Des enfants, avertis par les grelots des mules, quittent ces vergers couverts de pommiers, ou leur maisonnette isolée, disparaissant sous la vigne échevelée. Ils nous présentent, au bout d'une gaule, un petit panier contenant quelques pommes ou des raisins accompagnés de fleurs, suivant la saison. Ils ne demandent rien, mais leur course prolongée nous annonce qu'à leur tour ils attendent aussi un souvenir du voyageur. On retrouve partout, sur la grande route qui traverse les provinces Basques, cet usage qui doit être fort ancien. Dans quelques endroits, les enfants chantent en s'accompagnant de la panderette (tambour de basque). […]

A vingt minutes d'Irun, à droite de la route d'Oyarzun, se trouve la nouvelle route royale. Il n'y a que peu d'années qu'elle passe devant Passages. Autrefois, pour se rendre à Saint-Sébastien, le trajet se faisait à cheval ou en cacolet : en suivant un petit chemin au pied de Jaizquivel, on arrivait à Leso, après avoir laissé sur le chemin une habitation dont les propriétaires donnaient de l'inquiétude au voyageur attardé. Les abords de Lanchisqueta étaient fort redoutés. Aujourd'hui, la route est belle et libre ; quelques maisons nouvelles s'élèvent ; les landes incultes sont défrichées dans bien des endroits, et un poste de miquelets(1), établi au milieu de la distance qui sépare Irun de Passages, donne toute sécurité pour parcourir ce pays de jour ou de nuit.

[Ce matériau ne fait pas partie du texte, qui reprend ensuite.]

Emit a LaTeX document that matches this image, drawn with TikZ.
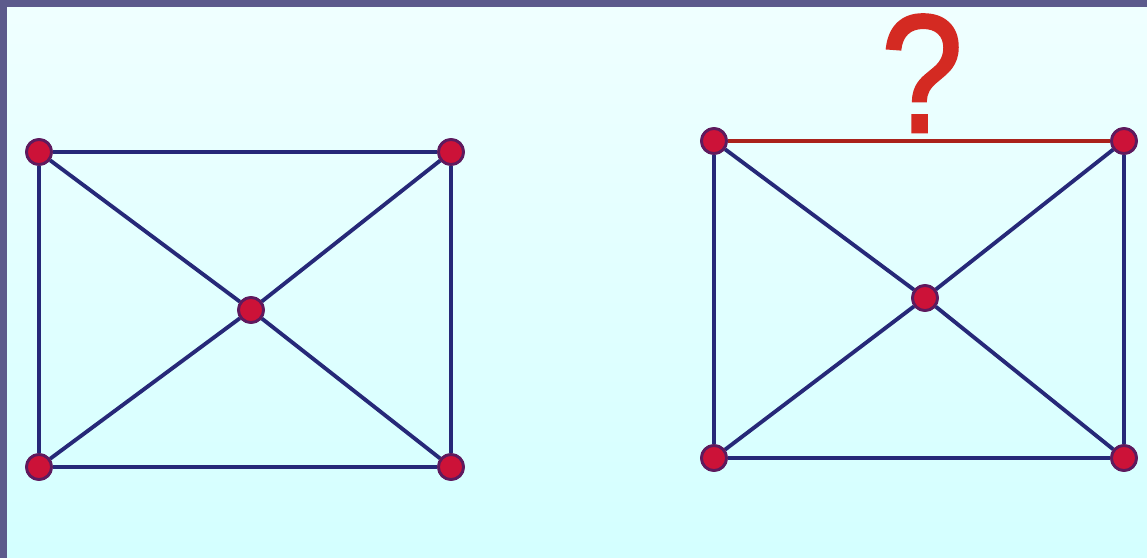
\documentclass[tikz,border=0pt]{standalone}
\usepackage{fontspec}
\setmainfont{Liberation Sans}
\newfontfamily\qfont[FakeBold=1.6]{Liberation Sans}
\definecolor{framec}{HTML}{5C5A8C}
\definecolor{edgec}{HTML}{262878}
\definecolor{dotc}{HTML}{CC1238}
\definecolor{dotrim}{HTML}{5E1A5E}
\definecolor{qred}{HTML}{D42A22}
\begin{document}
\begin{tikzpicture}[x=0.02cm, y=-0.02cm,
        dot/.style={circle, fill=dotc, draw=dotrim, line width=1.6pt, inner sep=0pt, minimum size=0.5cm},
        edge/.style={draw=edgec, line width=2.2pt},
        missing/.style={draw=qred!80!black, line width=2.2pt}]

        % background and frame
        \useasboundingbox (0,0) rectangle (1147,558);
        \shade[top color=cyan!6, bottom color=cyan!17] (0,0) rectangle (1147,558);
        \fill[framec] (0,0) rectangle (1147,7);
        \fill[framec] (0,0) rectangle (7,558);

        % left graph
        \node[dot] (a1) at (39, 152)  {};
        \node[dot] (a2) at (451, 152) {};
        \node[dot] (a3) at (451, 467) {};
        \node[dot] (a4) at (39, 467)  {};
        \node[dot] (a0) at (251, 310) {};

        \draw[edge] (a1) -- (a2);
        \draw[edge] (a2) -- (a3);
        \draw[edge] (a3) -- (a4);
        \draw[edge] (a4) -- (a1);
        \draw[edge] (a1) -- (a0);
        \draw[edge] (a2) -- (a0);
        \draw[edge] (a3) -- (a0);
        \draw[edge] (a4) -- (a0);

        % right graph
        \node[dot] (b1) at (714, 141)  {};
        \node[dot] (b2) at (1124, 141) {};
        \node[dot] (b3) at (1124, 458) {};
        \node[dot] (b4) at (714, 458)  {};
        \node[dot] (b0) at (925, 298)  {};

        \draw[missing] (b1) -- (b2);
        \draw[edge] (b2) -- (b3);
        \draw[edge] (b3) -- (b4);
        \draw[edge] (b4) -- (b1);
        \draw[edge] (b1) -- (b0);
        \draw[edge] (b2) -- (b0);
        \draw[edge] (b3) -- (b0);
        \draw[edge] (b4) -- (b0);

        \node[text=qred, font=\qfont\fontsize{84}{84}\selectfont, inner sep=0pt, anchor=base] (q) at (922, 132) {\scalebox{1}[1.14]{?}};

        % redraw dots on top
        \foreach \v in {a1,a2,a3,a4,a0,b1,b2,b3,b4,b0}
            \node[dot] at (\v) {};

    \end{tikzpicture}
\end{document}
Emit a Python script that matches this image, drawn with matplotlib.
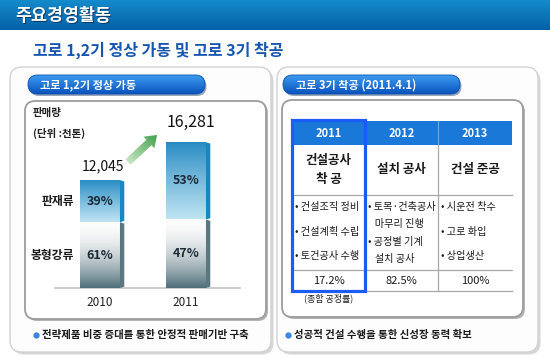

Une fois sorti de cet encaissement formé par une montagne qui a été sectionnée pour livrer passage aux diligences, le pays devient boisé ; on aperçoit à gauche un petit pont couvert de lierre.

Nous touchons à Renteria où nous ne resterons que quelques instants : le temps de parcourir ses rues gothiques et de visiter son église.

 

(1) Les miquelets sont payés par la province. On les distingué par une plaque posée sur leur eliaprau et sur laquelle on lit : Miqueletes de la provincia de Guipuzcoa. Ils accompagnent les voitures ou les piétons quand les voyageurs le jugent nécessaire.